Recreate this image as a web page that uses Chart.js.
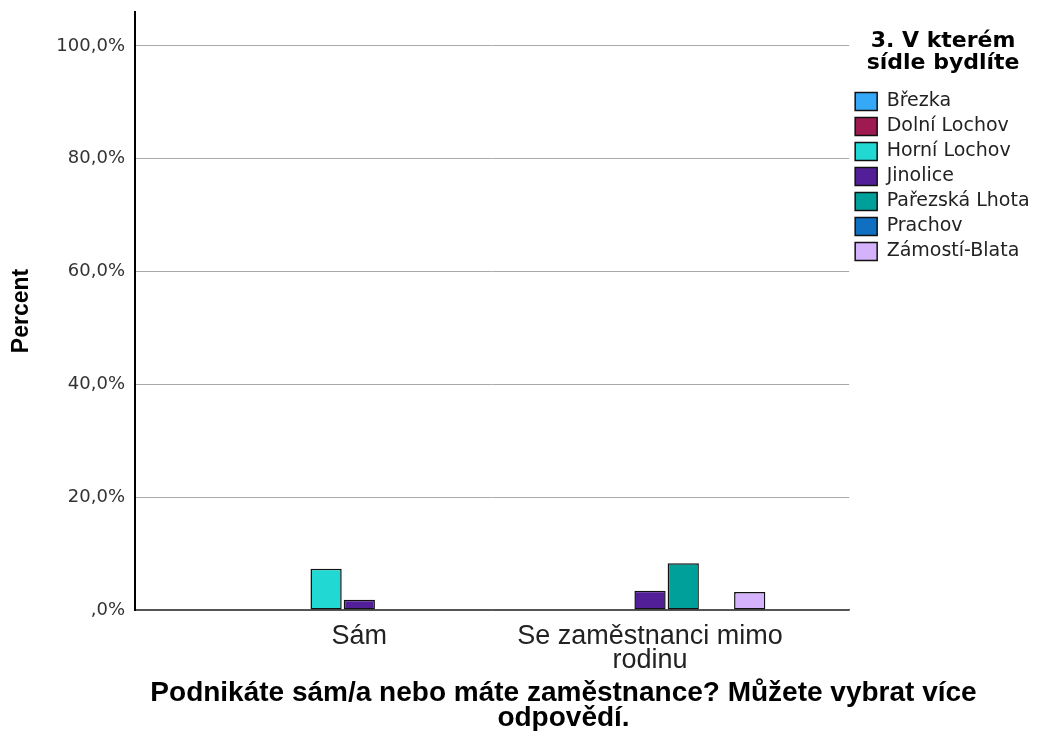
<!DOCTYPE html>
<html>
<head>
<meta charset="utf-8">
<script src="https://cdn.jsdelivr.net/npm/chart.js@4/dist/chart.umd.min.js"></script>
<style>
  html, body { margin: 0; padding: 0; background: #ffffff; overflow: hidden; }
  #wrap { position: relative; width: 1037px; height: 731px; }
</style>
</head>
<body>
<div id="wrap"><canvas id="c"></canvas></div>
<script>
// Categories (x axis)
const categories = ['Sám', ['Se zaměstnanci mimo', 'rodinu']];
// Series (percent), one per settlement
const seriesNames = ['Březka', 'Dolní Lochov', 'Horní Lochov', 'Jinolice', 'Pařezská Lhota', 'Prachov', 'Zámostí-Blata'];
const brezka        = [0, 0];
const dolniLochov   = [0, 0];
const horniLochov   = [7.3, 0];
const jinolice      = [1.8, 3.4];
const parezskaLhota = [0, 8.3];
const prachov       = [0, 0];
const zamostiBlata  = [0, 3.2];
const seriesColors = ['#35a9f7', '#9e1a50', '#22d8d2', '#521f99', '#00a09a', '#0f6fc0', '#d4b2fc'];
// Y tick values
const yTicks = [0, 20, 40, 60, 80, 100];
const xTitle = ['Podnikáte sám/a nebo máte zaměstnance? Můžete vybrat více', 'odpovědí.'];
const yTitle = 'Percent';
const legendTitle = ['3. V kterém', 'sídle bydlíte'];

const seriesValues = [brezka, dolniLochov, horniLochov, jinolice, parezskaLhota, prachov, zamostiBlata];

const datasets = seriesNames.map((name, i) => ({
  label: name,
  data: seriesValues[i].map((v, j) => ({ x: j + 1, y: v })),
  backgroundColor: seriesColors[i],
  borderColor: '#111111',
  borderWidth: 1.5,
  borderSkipped: false,
  categoryPercentage: 0.8,
  barPercentage: 0.94
}));

new Chart(document.getElementById('c'), {
  type: 'bar',
  data: { datasets },
  options: {
    responsive: true,
    maintainAspectRatio: false,
    animation: false,
    layout: { padding: { top: 12, left: 0, right: -90, bottom: 0 } },
    plugins: {
      tooltip: { enabled: false },
      legend: {
        position: 'right',
        align: 'start',
        title: {
          display: true,
          text: legendTitle,
          color: '#000',
          font: { family: 'DejaVu Sans', weight: 'bold', size: 22, lineHeight: '22px' },
          padding: { top: 18, bottom: 34 }
        },
        labels: {
          boxWidth: 22,
          boxHeight: 18,
          padding: 6,
          color: '#222',
          font: { family: 'DejaVu Sans', size: 19 }
        }
      },
      title: {
        display: true,
        position: 'bottom',
        text: xTitle,
        color: '#000',
        font: { family: 'Liberation Sans', weight: 'bold', size: 28, lineHeight: '25px' },
        padding: { top: 3, bottom: 0 }
      }
    },
    scales: {
      x: {
        type: 'linear',
        min: 0.2284,
        max: 2.685,
        offset: false,
        afterBuildTicks: (s) => { s.ticks = categories.map((c, i) => ({ value: i + 1 })); },
        afterFit: (s) => { s.height = 68; },
        grid: { display: false, drawTicks: false },
        border: { display: true, color: '#555', width: 1.5 },
        ticks: {
          autoSkip: false,
          maxRotation: 0,
          padding: 15,
          color: '#222',
          font: { family: 'Liberation Sans', size: 27, lineHeight: '24px' },
          callback: (v) => categories[Math.round(v) - 1]
        }
      },
      y: {
        min: 0,
        max: 106,
        afterBuildTicks: (s) => { s.ticks = yTicks.map(v => ({ value: v })); },
        afterFit: (s) => { s.width = 135; s.paddingTop = 0; s.paddingBottom = 0; },
        grid: {
          drawTicks: false,
          color: (ctx) => (ctx.tick && ctx.tick.value === 0) ? '#555' : '#aaaaaa',
          lineWidth: 1
        },
        border: { display: true, color: '#000', width: 2 },
        ticks: {
          padding: 10,
          color: '#333',
          font: { family: 'DejaVu Sans', size: 18 },
          callback: (v) => v === 0 ? ',0%' : v.toFixed(1).replace('.', ',') + '%'
        },
        title: {
          display: true,
          text: yTitle,
          color: '#000',
          font: { family: 'Liberation Sans', weight: 'bold', size: 23, lineHeight: 1.2 },
          padding: { top: 8, bottom: 0 }
        }
      },
      // empty outer margin on the right, beyond the legend
      margin: {
        type: 'linear',
        position: 'right',
        weight: 2000,
        display: true,
        afterFit: (s) => { s.width = 90; },
        grid: { display: false, drawTicks: false },
        border: { display: false },
        ticks: { display: false }
      }
    }
  }
});
</script>
</body>
</html>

§

**DO THIS:** Reproduce all of the material exactly, apart from the pictures.

**ANSWER TO THE EXERCISE:**
Recreate this image as a web page that uses Chart.js.
<!DOCTYPE html>
<html>
<head>
<meta charset="utf-8">
<script src="https://cdn.jsdelivr.net/npm/chart.js@4/dist/chart.umd.min.js"></script>
<style>
  html, body { margin: 0; padding: 0; background: #ffffff; overflow: hidden; }
  #wrap { position: relative; width: 1037px; height: 731px; }
</style>
</head>
<body>
<div id="wrap"><canvas id="c"></canvas></div>
<script>
// Categories (x axis)
const categories = ['Sám', ['Se zaměstnanci mimo', 'rodinu']];
// Series (percent), one per settlement
const seriesNames = ['Březka', 'Dolní Lochov', 'Horní Lochov', 'Jinolice', 'Pařezská Lhota', 'Prachov', 'Zámostí-Blata'];
const brezka        = [0, 0];
const dolniLochov   = [0, 0];
const horniLochov   = [7.3, 0];
const jinolice      = [1.8, 3.4];
const parezskaLhota = [0, 8.3];
const prachov       = [0, 0];
const zamostiBlata  = [0, 3.2];
const seriesColors = ['#35a9f7', '#9e1a50', '#22d8d2', '#521f99', '#00a09a', '#0f6fc0', '#d4b2fc'];
// Y tick values
const yTicks = [0, 20, 40, 60, 80, 100];
const xTitle = ['Podnikáte sám/a nebo máte zaměstnance? Můžete vybrat více', 'odpovědí.'];
const yTitle = 'Percent';
const legendTitle = ['3. V kterém', 'sídle bydlíte'];

const seriesValues = [brezka, dolniLochov, horniLochov, jinolice, parezskaLhota, prachov, zamostiBlata];

const datasets = seriesNames.map((name, i) => ({
  label: name,
  data: seriesValues[i].map((v, j) => ({ x: j + 1, y: v })),
  backgroundColor: seriesColors[i],
  borderColor: '#111111',
  borderWidth: 1.5,
  borderSkipped: false,
  categoryPercentage: 0.8,
  barPercentage: 0.94
}));

new Chart(document.getElementById('c'), {
  type: 'bar',
  data: { datasets },
  options: {
    responsive: true,
    maintainAspectRatio: false,
    animation: false,
    layout: { padding: { top: 12, left: 0, right: -90, bottom: 0 } },
    plugins: {
      tooltip: { enabled: false },
      legend: {
        position: 'right',
        align: 'start',
        title: {
          display: true,
          text: legendTitle,
          color: '#000',
          font: { family: 'DejaVu Sans', weight: 'bold', size: 22, lineHeight: '22px' },
          padding: { top: 18, bottom: 34 }
        },
        labels: {
          boxWidth: 22,
          boxHeight: 18,
          padding: 6,
          color: '#222',
          font: { family: 'DejaVu Sans', size: 19 }
        }
      },
      title: {
        display: true,
        position: 'bottom',
        text: xTitle,
        color: '#000',
        font: { family: 'Liberation Sans', weight: 'bold', size: 28, lineHeight: '25px' },
        padding: { top: 3, bottom: 0 }
      }
    },
    scales: {
      x: {
        type: 'linear',
        min: 0.2284,
        max: 2.685,
        offset: false,
        afterBuildTicks: (s) => { s.ticks = categories.map((c, i) => ({ value: i + 1 })); },
        afterFit: (s) => { s.height = 68; },
        grid: { display: false, drawTicks: false },
        border: { display: true, color: '#555', width: 1.5 },
        ticks: {
          autoSkip: false,
          maxRotation: 0,
          padding: 15,
          color: '#222',
          font: { family: 'Liberation Sans', size: 27, lineHeight: '24px' },
          callback: (v) => categories[Math.round(v) - 1]
        }
      },
      y: {
        min: 0,
        max: 106,
        afterBuildTicks: (s) => { s.ticks = yTicks.map(v => ({ value: v })); },
        afterFit: (s) => { s.width = 135; s.paddingTop = 0; s.paddingBottom = 0; },
        grid: {
          drawTicks: false,
          color: (ctx) => (ctx.tick && ctx.tick.value === 0) ? '#555' : '#aaaaaa',
          lineWidth: 1
        },
        border: { display: true, color: '#000', width: 2 },
        ticks: {
          padding: 10,
          color: '#333',
          font: { family: 'DejaVu Sans', size: 18 },
          callback: (v) => v === 0 ? ',0%' : v.toFixed(1).replace('.', ',') + '%'
        },
        title: {
          display: true,
          text: yTitle,
          color: '#000',
          font: { family: 'Liberation Sans', weight: 'bold', size: 23, lineHeight: 1.2 },
          padding: { top: 8, bottom: 0 }
        }
      },
      // empty outer margin on the right, beyond the legend
      margin: {
        type: 'linear',
        position: 'right',
        weight: 2000,
        display: true,
        afterFit: (s) => { s.width = 90; },
        grid: { display: false, drawTicks: false },
        border: { display: false },
        ticks: { display: false }
      }
    }
  }
});
</script>
</body>
</html>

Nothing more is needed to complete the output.